Real Salt Lake is scoring from unlikely places — and thriving
Braian Ojeda scored his first goal of the year to lift RSL to a 2-1 win over San Jose, the fifth win in seven outings ahead of the start of Leagues Cup.
Real Salt Lake still doesn’t have lead striker leading the club’s goal-scoring charge — hold that thought, more on it in a moment — but that isn’t slowing the team down, either.
Braian Ojeda scored his first goal of the year Saturday night in the 81st minute to help RSL to a 2-1 win over the San Jose Earthquakes, a fifth win in seven outings in front of 19,238 fans in Sandy, Utah.
Since bottoming out the season with a 2-0 loss to then-last place LA Galaxy back on April 5, the club has won five games with a draw and two losses while collecting 16 of a possible 21 points and climbing from 13th to eighth in the Western Conference.
And they’re doing it without a big-money No. 9, or at least, not a traditional one.
More important, Salt Lake (9-11-4, 31 points) is finding ways to make up for a one deficiency — its goal scoring, where leading scorer Diego Luna was held quiet for the sixth straight game — by improving in other areas: defense, and a cast of characters capable of assembling goals from multiple positions.
In Utah, the whole is greater than the sum of its parts. Or dare we say … the team is the star?

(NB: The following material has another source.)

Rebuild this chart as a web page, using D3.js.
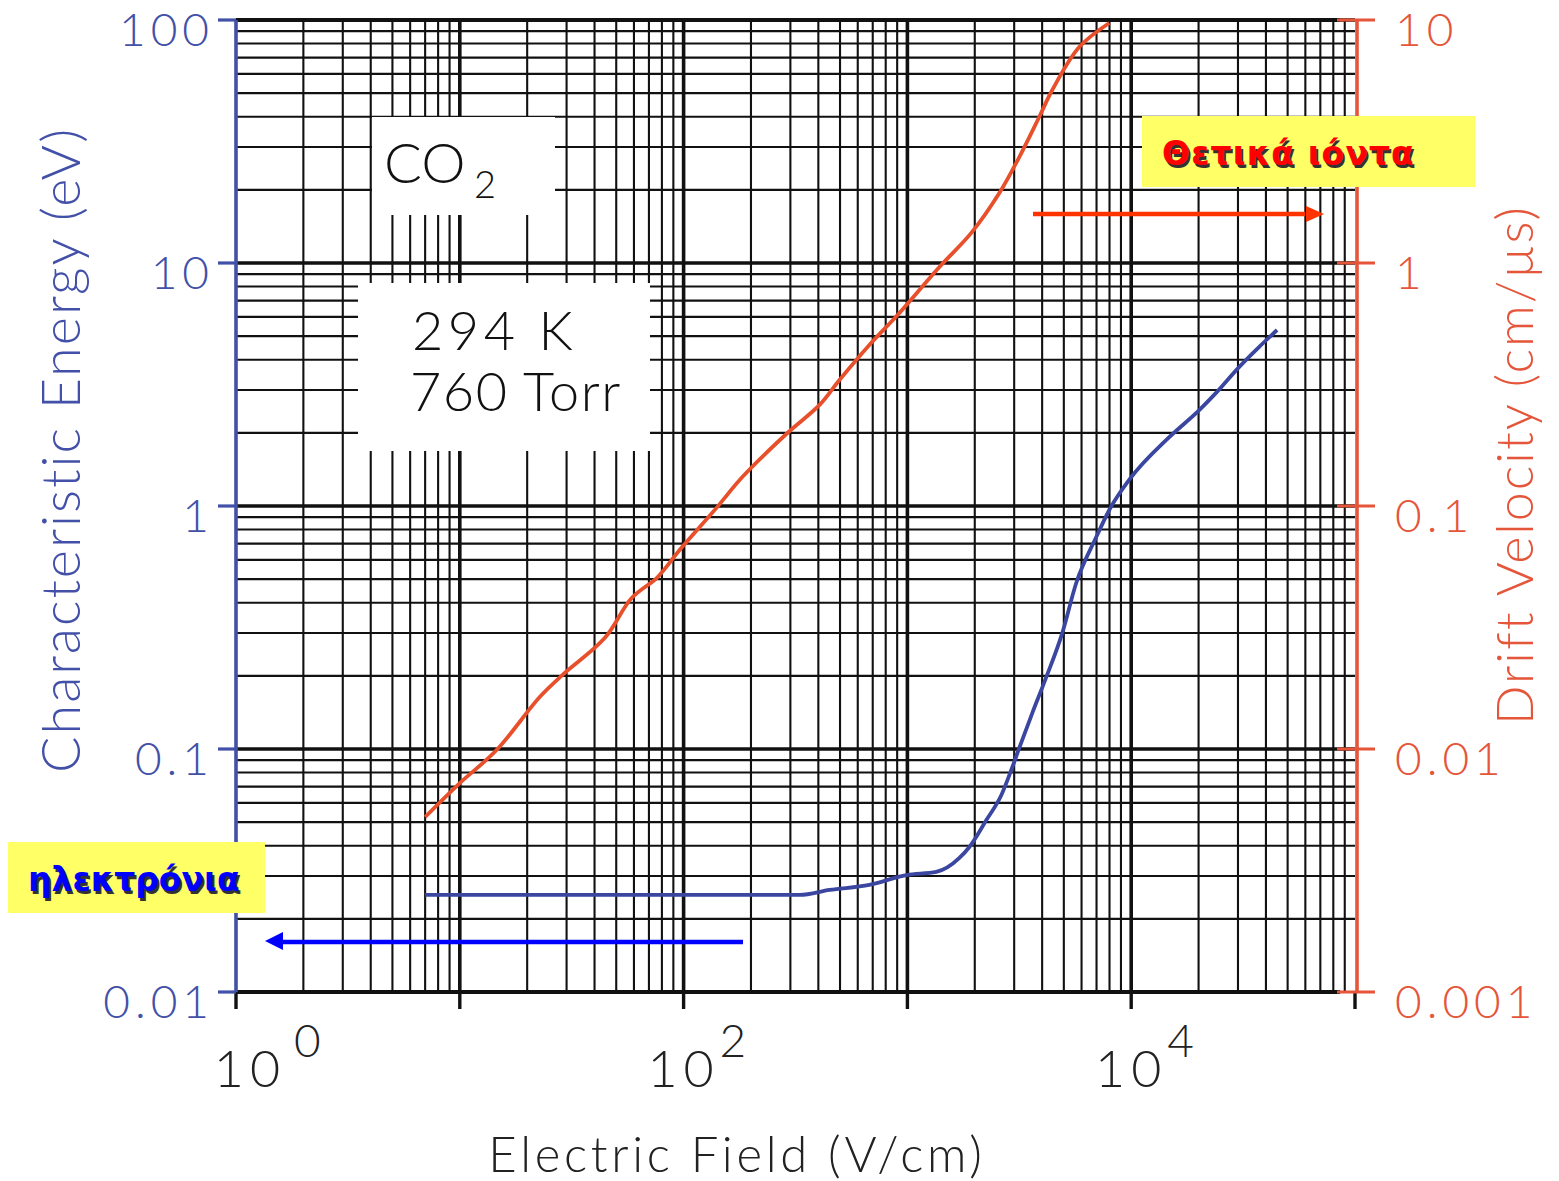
<!DOCTYPE html>
<html>
<head>
<meta charset="utf-8">
<script src="https://cdn.jsdelivr.net/npm/d3@7"></script>
<style>
  body { margin: 0; background: #fff; }
  svg { display: block; }
  text { font-family: "Lato", "Open Sans", sans-serif; font-weight: 300; }
</style>
</head>
<body>
<svg width="1559" height="1181"></svg>
<script>
  // positive ions in CO2: drift velocity (cm/us) vs field (V/cm)
  var ionField = [7, 10, 14.6, 22.8, 28.8, 44.4, 58.6, 76.6, 96, 140, 183, 291, 405, 497, 676, 921, 1390, 1930, 2575, 3162, 3882, 4440, 5860, 7980];
  var ionVel   = [0.00525, 0.00724, 0.0099, 0.0164, 0.0202, 0.0286, 0.0418, 0.051, 0.0659, 0.098, 0.1316, 0.1997, 0.2606, 0.33, 0.46, 0.623, 0.963, 1.33, 1.94, 2.73, 3.99, 5.15, 7.74, 9.72];

  // electrons in CO2: characteristic energy (eV) vs field (V/cm)
  var elField  = [7, 100, 330, 449, 676, 990, 1346, 1708, 1892, 2253, 2630, 2945, 3162, 3614, 4178, 4920, 5680, 6980, 7980, 9790, 14790, 20140, 23940, 30330, 37240, 44870];
  var elEnergy = [0.0251, 0.0251, 0.0251, 0.0263, 0.0276, 0.0303, 0.0312, 0.0356, 0.0395, 0.051, 0.0647, 0.0843, 0.101, 0.1406, 0.198, 0.30, 0.482, 0.745, 0.963, 1.28, 1.92, 2.48, 2.92, 3.73, 4.51, 5.30];

  var leftTicks   = [0.01, 0.1, 1, 10, 100];
  var leftLabels  = ["0.01", "0.1", "1", "10", "100"];
  var rightTicks  = [0.001, 0.01, 0.1, 1, 10];
  var rightLabels = ["0.001", "0.01", "0.1", "1", "10"];
  var xTicks      = [1, 100, 10000];
  var xExponents  = ["0", "2", "4"];

  var blue = "#4250a8";
  var orange = "#e5553a";

  var svg = d3.select("svg");

  var x = d3.scaleLog().domain([1, 1e5]).range([236, 1355]);
  var yL = d3.scaleLog().domain([0.01, 100]).range([992, 20]);
  var yR = d3.scaleLog().domain([0.001, 10]).range([992, 20]);

  function isDecade(d) {
    var l = Math.log10(d);
    return Math.abs(l - Math.round(l)) < 1e-6;
  }

  // grid
  var grid = svg.append("g");
  grid.selectAll("line.v")
      .data(x.ticks().filter(function(d) { return d > 1 && d < 1e5; }))
      .enter().append("line")
      .attr("x1", function(d) { return x(d); })
      .attr("x2", function(d) { return x(d); })
      .attr("y1", 20).attr("y2", 992)
      .attr("stroke", "#111")
      .attr("stroke-width", function(d) { return isDecade(d) ? 3.6 : 2.1; });

  grid.selectAll("line.h")
      .data(yL.ticks().filter(function(d) { return d > 0.01; }))
      .enter().append("line")
      .attr("x1", 236).attr("x2", 1355)
      .attr("y1", function(d) { return yL(d); })
      .attr("y2", function(d) { return yL(d); })
      .attr("stroke", "#111")
      .attr("stroke-width", function(d) { return isDecade(d) ? 3.6 : 2.1; });

  // white label boxes over the grid
  svg.append("rect").attr("x", 372).attr("y", 117).attr("width", 183).attr("height", 98).attr("fill", "#fff");
  svg.append("rect").attr("x", 358).attr("y", 283).attr("width", 292).attr("height", 168).attr("fill", "#fff");

  svg.append("text").attr("x", 384).attr("y", 183).attr("font-size", 56).attr("fill", "#111").text("CO");
  svg.append("text").attr("x", 474).attr("y", 198).attr("font-size", 38).attr("fill", "#111").text("2");
  svg.append("text").attr("x", 412).attr("y", 350).attr("font-size", 54).attr("fill", "#111")
      .attr("letter-spacing", 4.5).text("294 K");
  svg.append("text").attr("x", 410).attr("y", 411).attr("font-size", 54).attr("fill", "#111")
      .attr("letter-spacing", 1.5).text("760 Torr");

  // bottom axis
  svg.append("line").attr("x1", 236).attr("x2", 1340).attr("y1", 992).attr("y2", 992)
      .attr("stroke", "#111").attr("stroke-width", 3.8);
  svg.selectAll("line.xt")
      .data(x.ticks().filter(isDecade))
      .enter().append("line")
      .attr("x1", function(d) { return x(d); })
      .attr("x2", function(d) { return x(d); })
      .attr("y1", 992).attr("y2", 1009)
      .attr("stroke", "#111").attr("stroke-width", 3.4);

  // top border
  svg.append("line").attr("x1", 236).attr("x2", 1340).attr("y1", 20).attr("y2", 20)
      .attr("stroke", "#111").attr("stroke-width", 3.8);

  var xl = svg.append("g");
  xTicks.forEach(function(d, i) {
    xl.append("text").attr("x", x(d) + (i === 0 ? 14 : 0)).attr("y", 1087)
      .attr("text-anchor", "middle").attr("font-size", 52).attr("fill", "#222")
      .attr("letter-spacing", 6).text("10");
    xl.append("text").attr("x", x(d) + (i === 0 ? 58 : 36)).attr("y", 1057)
      .attr("font-size", 46).attr("fill", "#222").text(xExponents[i]);
  });

  svg.append("text").attr("x", 737).attr("y", 1172).attr("text-anchor", "middle")
      .attr("font-size", 49).attr("fill", "#222").attr("letter-spacing", 3.7)
      .text("Electric Field (V/cm)");

  // left axis (characteristic energy)
  svg.append("line").attr("x1", 236).attr("x2", 236).attr("y1", 20).attr("y2", 992)
      .attr("stroke", blue).attr("stroke-width", 3.6);
  leftTicks.forEach(function(d, i) {
    svg.append("line").attr("x1", 218).attr("x2", 236).attr("y1", yL(d)).attr("y2", yL(d))
      .attr("stroke", blue).attr("stroke-width", 3.2);
    svg.append("text").attr("x", 214).attr("y", yL(d) + 26)
      .attr("text-anchor", "end").attr("font-size", 46).attr("fill", blue)
      .attr("letter-spacing", 5).text(leftLabels[i]);
  });
  svg.append("text")
      .attr("transform", "translate(80,450) rotate(-90)")
      .attr("text-anchor", "middle").attr("font-size", 54).attr("fill", blue)
      .attr("letter-spacing", 2)
      .text("Characteristic Energy (eV)");

  // right axis (drift velocity)
  svg.append("line").attr("x1", 1357).attr("x2", 1357).attr("y1", 20).attr("y2", 992)
      .attr("stroke", orange).attr("stroke-width", 3.6);
  rightTicks.forEach(function(d, i) {
    svg.append("line").attr("x1", 1337).attr("x2", 1375).attr("y1", yR(d)).attr("y2", yR(d))
      .attr("stroke", orange).attr("stroke-width", 3.2);
    svg.append("text").attr("x", 1395).attr("y", yR(d) + 26)
      .attr("font-size", 46).attr("fill", orange)
      .attr("letter-spacing", 5).text(rightLabels[i]);
  });
  svg.append("text")
      .attr("transform", "translate(1533,465) rotate(-90)")
      .attr("text-anchor", "middle").attr("font-size", 52).attr("fill", orange)
      .attr("letter-spacing", 2)
      .text("Drift Velocity (cm/µs)");

  // curves
  var ionLine = d3.line()
      .x(function(d) { return x(d[0]); })
      .y(function(d) { return yR(d[1]); })
      .curve(d3.curveCatmullRom);
  var elLine = d3.line()
      .x(function(d) { return x(d[0]); })
      .y(function(d) { return yL(d[1]); })
      .curve(d3.curveMonotoneX);

  svg.append("path").datum(d3.zip(ionField, ionVel))
      .attr("d", ionLine).attr("fill", "none")
      .attr("stroke", "#e8502c").attr("stroke-width", 3.8);
  svg.append("path").datum(d3.zip(elField, elEnergy))
      .attr("d", elLine).attr("fill", "none")
      .attr("stroke", "#3a46a0").attr("stroke-width", 3.8);

  // annotations
  svg.append("rect").attr("x", 1142).attr("y", 116).attr("width", 333).attr("height", 71).attr("fill", "#ffff66");
  svg.append("rect").attr("x", 8).attr("y", 842).attr("width", 257).attr("height", 71).attr("fill", "#ffff66");

  function shadowText(tx, ty, col, s, ls) {
    [["#333", 2, 3], [col, 0, 0]].forEach(function(p) {
      svg.append("text").attr("x", tx + p[1]).attr("y", ty + p[2])
        .style("font-family", "'DejaVu Sans', sans-serif").style("font-weight", 700)
        .attr("font-size", 33).attr("fill", p[0]).attr("letter-spacing", ls)
        .text(s);
    });
  }
  shadowText(1162, 165, "#ff0000", "Θετικά ιόντα", 1.1);
  shadowText(28, 891, "#0000ff", "ηλεκτρόνια", 0);

  svg.append("line").attr("x1", 1033).attr("x2", 1305).attr("y1", 214).attr("y2", 214)
      .attr("stroke", "#ff3300").attr("stroke-width", 4.5);
  svg.append("path").attr("d", "M1324,214 L1306,206 L1306,222 Z").attr("fill", "#ff3300");

  svg.append("line").attr("x1", 743).attr("x2", 282).attr("y1", 942).attr("y2", 942)
      .attr("stroke", "#0000ff").attr("stroke-width", 4.5);
  svg.append("path").attr("d", "M265,941 L283,932 L283,950 Z").attr("fill", "#0000ff");
</script>
</body>
</html>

“Even though we weren’t at our best tonight, good teams find a way to get three points,” RSL manager Pablo Mastroeni said. “We had a lot of good chances, didn’t capitalize on them. And they’re a good team; every team we play is going to be a very good team.”
After Josef Martinez gave the Earthquakes — who lost a sixth straight match — the early lead with a header in the 51st minute, RSL came back.
Diogo Gonçalves led a breakaway in the 57th minute, and when his equalizing cross to Zavier Gozo didn’t find the teenager’s boot, it did have enough pace to carom off a back-sliding Jamar Ricketts for an own goal that tied the match, 1-1.
It’s the third time in four matches Gonçalves has contributed to a goal for RSL, though his cross won’t formally count as an “assist” on the own goal.
Still, it was the third own goal in favor of RSL of the season — all at home, against Seattle, St. Louis and San Jose. Were he a player, Owen Goal would be tied for second with Gonçalves on Salt Lake’s golden boot tally, trailing only Luna’s eight.
The match-winner came from perhaps an equally unlikely source.
After a buildup near the top of the box, Pablo Ruiz found Ojeda before the Paraguayan international lobbed a right-footed laser from distance that deflected off Earthquakes goalkeeper Daniel to put the hosts in front in the 81st minute.
“I saw that I was open on the play — very open — and there was space for me to run in and shoot it,” Ojeda recalled in Spanish. “Thank God, it was able to go in.”
The goal was the first for Ojeda, a central midfielder who operates Salt Lake’s double pivot, since July 6, 2024 against Atlanta United.
“It comes down to moments on the night," Mastroeni said, “and tonight the moment fell to Braian Ojeda.”
RSL opens Leagues Cup against Liga MX power Club América at 7:30 p.m. MT Wednesday, July 30.